Standard abbreviations
- ISO 4: Biling.: Lang. Cogn.
- NLM: Biling (Camb Engl)

Indexing
- ISSN: 1366-7289 (print) 1469-1841 (web)
- OCLC no.: 44166470

Links
- Journal homepage; Online access; Online archive;

= Bilingualism: Language and Cognition =

Bilingualism: Language and Cognition is a quarterly peer-reviewed academic journal of linguistics focusing on the study of multilingualism, including bilingual language competence, perception and production, bilingual language acquisition in children and adults, neurolinguistics of bilingualism (in normal and brain-damaged populations), and non-linguistic cognitive processes in bilinguals. The journal is published by Cambridge University Press and was co-established by François Grosjean in 1998.
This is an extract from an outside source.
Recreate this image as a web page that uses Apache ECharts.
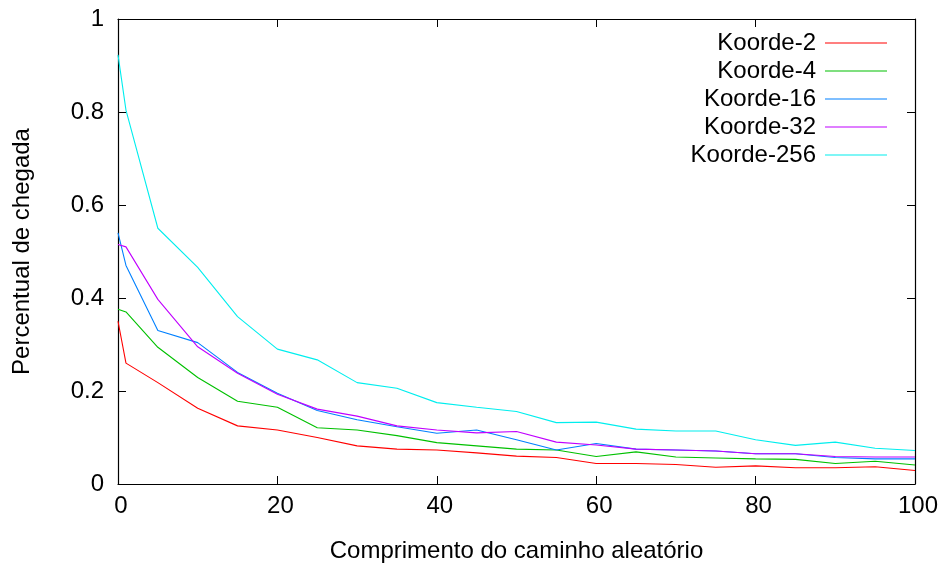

== Abstracting and indexing ==
The journal is abstracted and indexed in:
- Linguistics and Language Behavior Abstracts
- Scopus
- EBSCOhost
- MLA International Bibliography
- Social Sciences Citation Index
- E-psyche
According to the Journal Citation Reports, the journal has a 2017 impact factor of 2.707, ranking it 7th out of 181 journals in the category "Linguistics" and 22nd out of 85 journals in the category "Experimental Psychology".